→ **Data provided**:
-- start --

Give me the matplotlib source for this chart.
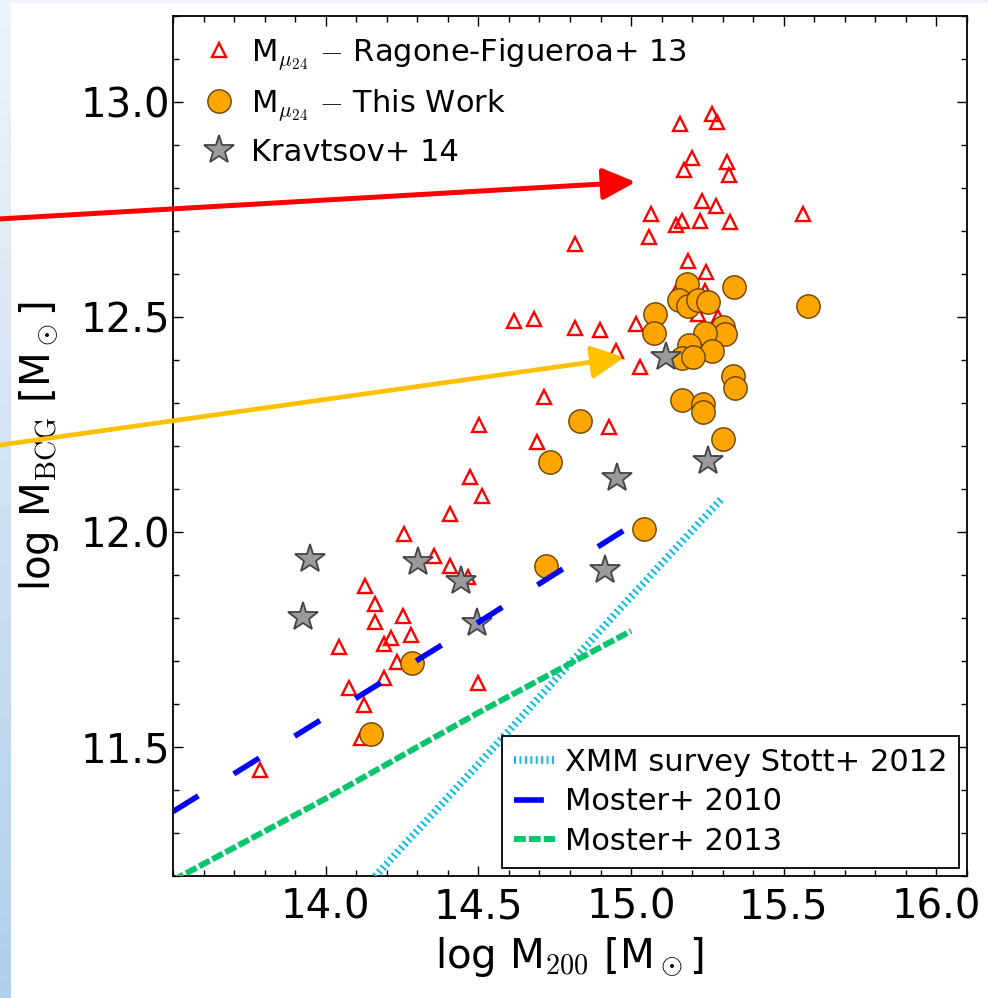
import numpy as np
import matplotlib
matplotlib.use("Agg")
import matplotlib.pyplot as plt
from matplotlib.ticker import MultipleLocator, FixedLocator, FormatStrFormatter
from matplotlib.patches import Rectangle

plt.rcParams["font.family"] = ["DejaVu Sans"]
plt.rcParams["mathtext.fontset"] = "cm"
plt.rcParams["mathtext.default"] = "it"
# dash patterns given in points, not scaled by the line width
plt.rcParams["lines.scale_dashes"] = False

# Ragone-Figueroa+ 13 (log M200, log M_BCG)
rf13_m200 = [15.160, 15.264, 15.281, 15.199, 15.173, 15.313, 15.320, 15.232, 15.277,
             15.065, 15.058, 15.146, 15.166, 15.225, 15.323, 15.562, 15.186, 15.245,
             15.241, 14.816, 14.616, 14.681, 14.816, 14.897, 15.015, 14.950, 15.028,
             14.714, 14.927, 14.691, 14.501, 14.472, 14.511, 14.406, 14.256, 14.354,
             14.406, 14.465, 14.128, 14.161, 14.161, 14.252, 14.278, 14.213, 14.190,
             14.043, 14.233, 14.190, 14.075, 14.124, 14.115, 14.498, 13.784, 15.218,
             15.284, 15.150]
rf13_mbcg = [12.949, 12.972, 12.953, 12.870, 12.842, 12.860, 12.830, 12.769, 12.758,
             12.739, 12.686, 12.713, 12.723, 12.723, 12.720, 12.739, 12.630, 12.604,
             12.560, 12.669, 12.490, 12.495, 12.474, 12.471, 12.483, 12.420, 12.383,
             12.315, 12.245, 12.210, 12.248, 12.129, 12.085, 12.043, 11.996, 11.945,
             11.921, 11.896, 11.875, 11.833, 11.791, 11.805, 11.761, 11.754, 11.740,
             11.733, 11.698, 11.661, 11.637, 11.598, 11.521, 11.649, 11.446, 12.506,
             12.499, 12.564]

# this work
tw_m200 = [15.182, 15.336, 15.156, 15.186, 15.218, 15.251, 15.078, 15.074, 15.579,
           15.300, 15.307, 15.241, 15.189, 15.264, 15.166, 15.202, 15.333, 15.340,
           15.166, 15.235, 15.235, 15.300, 14.832, 14.734, 15.042, 14.721, 14.282,
           14.147]
tw_mbcg = [12.578, 12.571, 12.539, 12.525, 12.539, 12.536, 12.506, 12.464, 12.525,
           12.476, 12.460, 12.462, 12.436, 12.420, 12.404, 12.408, 12.364, 12.334,
           12.308, 12.297, 12.280, 12.217, 12.259, 12.164, 12.008, 11.921, 11.696,
           11.530]

# Kravtsov+ 14
k14_m200 = [13.948, 13.925, 14.301, 14.442, 14.495, 14.953, 14.914, 15.251, 15.114]
k14_mbcg = [11.938, 11.803, 11.931, 11.887, 11.789, 12.126, 11.912, 12.166, 12.408]

# relations
stott_x = [14.15, 14.5, 15.0, 15.3]
stott_y = [11.19, 11.46, 11.85, 12.08]
moster10_x = [13.5, 14.0, 14.5, 14.99]
moster10_y = [11.35, 11.57, 11.79, 12.01]
moster13_x = [13.5, 14.0, 14.5, 15.0]
moster13_y = [11.19, 11.38, 11.58, 11.77]

xticks = [14.0, 14.5, 15.0, 15.5, 16.0]
yticks = [11.5, 12.0, 12.5, 13.0]

# arrow tips (data) and tails (figure fraction)
red_tip = (15.015, 12.814)
red_tail = (-0.02, 0.7795)
gold_tip = (14.978, 12.406)
gold_tail = (-0.02, 0.5513)

fig = plt.figure(figsize=(9.88, 9.98), dpi=100)
fig.patch.set_facecolor("white")

# slide background strip on the left and top
bg = fig.add_axes([0, 0, 11 / 988, 1])
grad = np.linspace(0, 1, 256).reshape(-1, 1)
cmap = matplotlib.colors.LinearSegmentedColormap.from_list("bg", ["#eef4fb", "#b1cfeb"])
bg.imshow(grad, aspect="auto", cmap=cmap, extent=[0, 1, 0, 1], origin="upper")
bg.axis("off")
fig.add_artist(Rectangle((0, 1 - 2.5 / 998), 1, 2.5 / 998, transform=fig.transFigure,
                         color="#eef3fa", lw=0))

ax = fig.add_axes([0.1751, 0.1222, 0.8036, 0.8617])

h1, = ax.plot(rf13_m200, rf13_mbcg, ls="none", marker="^", ms=10.5, mfc="none",
              mec="red", mew=1.7, zorder=2,
              label=r"M$_{\mu_{24}}$ $-$ Ragone-Figueroa+ 13")
h2, = ax.plot(tw_m200, tw_mbcg, ls="none", marker="o", ms=16.8, mfc="orange",
              mec="#6b4200", mew=1.0, zorder=3,
              label=r"M$_{\mu_{24}}$ $-$ This Work")
h3, = ax.plot(k14_m200, k14_mbcg, ls="none", marker="*", ms=22, mfc="#9a9a9a",
              mec="#444444", mew=1.3, zorder=3, label="Kravtsov+ 14")

l1, = ax.plot(stott_x, stott_y, color="#12bde0", lw=5.5, dashes=(1.5, 2.4),
              zorder=4, label="XMM survey Stott+ 2012")
l2, = ax.plot(moster10_x, moster10_y, color="blue", lw=4.0, dashes=(21.5, 30),
              solid_capstyle="butt", zorder=4, label="Moster+ 2010")
l3, = ax.plot(moster13_x, moster13_y, color="#08c46c", lw=4.3, dashes=(8.5, 2.2),
              zorder=4, label="Moster+ 2013")

ax.set_xlim(13.5, 16.1)
ax.set_ylim(11.2, 13.2)
ax.xaxis.set_major_locator(FixedLocator(xticks))
ax.xaxis.set_minor_locator(MultipleLocator(0.1))
ax.yaxis.set_major_locator(FixedLocator(yticks))
ax.yaxis.set_minor_locator(MultipleLocator(0.1))
ax.xaxis.set_major_formatter(FormatStrFormatter("%.1f"))
ax.yaxis.set_major_formatter(FormatStrFormatter("%.1f"))
ax.tick_params(which="both", direction="in", top=True, right=True, labelsize=29)
ax.tick_params(which="major", length=7, width=1.0)
ax.tick_params(which="minor", length=4, width=1.0)
ax.tick_params(axis="x", which="major", pad=8)
ax.tick_params(axis="y", which="major", pad=2)
for sp in ax.spines.values():
    sp.set_linewidth(1.3)

ax.set_xlabel(r"log M$_{200}$ [M$_\odot$]", fontsize=29, labelpad=6)
ax.set_ylabel(r"log M$_{\rm BCG}$ [M$_\odot$]", fontsize=29, labelpad=14)

leg1 = ax.legend(handles=[h1, h2, h3], loc="upper left", bbox_to_anchor=(0, 1.012),
                 frameon=False, fontsize=22, numpoints=1, handlelength=1.0,
                 handletextpad=0.55, labelspacing=0.48, borderaxespad=0.6)
ax.add_artist(leg1)
leg2 = ax.legend(handles=[l1, l2, l3], loc="lower right", fontsize=22, fancybox=False,
                 edgecolor="black", framealpha=1, handlelength=1.35,
                 handletextpad=0.3, labelspacing=0.35, borderpad=0.4,
                 borderaxespad=0.25)
leg2.get_frame().set_linewidth(1.3)

ax.annotate("", xy=red_tip, xycoords="data", xytext=red_tail,
            textcoords="figure fraction",
            arrowprops=dict(arrowstyle="-|>,head_length=1.0,head_width=0.48",
                            mutation_scale=20, color="red", lw=3.6,
                            shrinkA=0, shrinkB=0), annotation_clip=False, zorder=6)
ax.annotate("", xy=gold_tip, xycoords="data", xytext=gold_tail,
            textcoords="figure fraction",
            arrowprops=dict(arrowstyle="-|>,head_length=1.0,head_width=0.5",
                            mutation_scale=20, color="#ffc000", lw=3.4,
                            shrinkA=0, shrinkB=0), annotation_clip=False, zorder=6)

fig.savefig("out.png", dpi=100)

-- end --

→ **Task prompt**: Where a line of the material above holds the string "matplotlib", copy that line.

→ **Task response**:
Give me the matplotlib source for this chart.
import matplotlib
matplotlib.use("Agg")
import matplotlib.pyplot as plt
from matplotlib.ticker import MultipleLocator, FixedLocator, FormatStrFormatter
from matplotlib.patches import Rectangle
cmap = matplotlib.colors.LinearSegmentedColormap.from_list("bg", ["#eef4fb", "#b1cfeb"])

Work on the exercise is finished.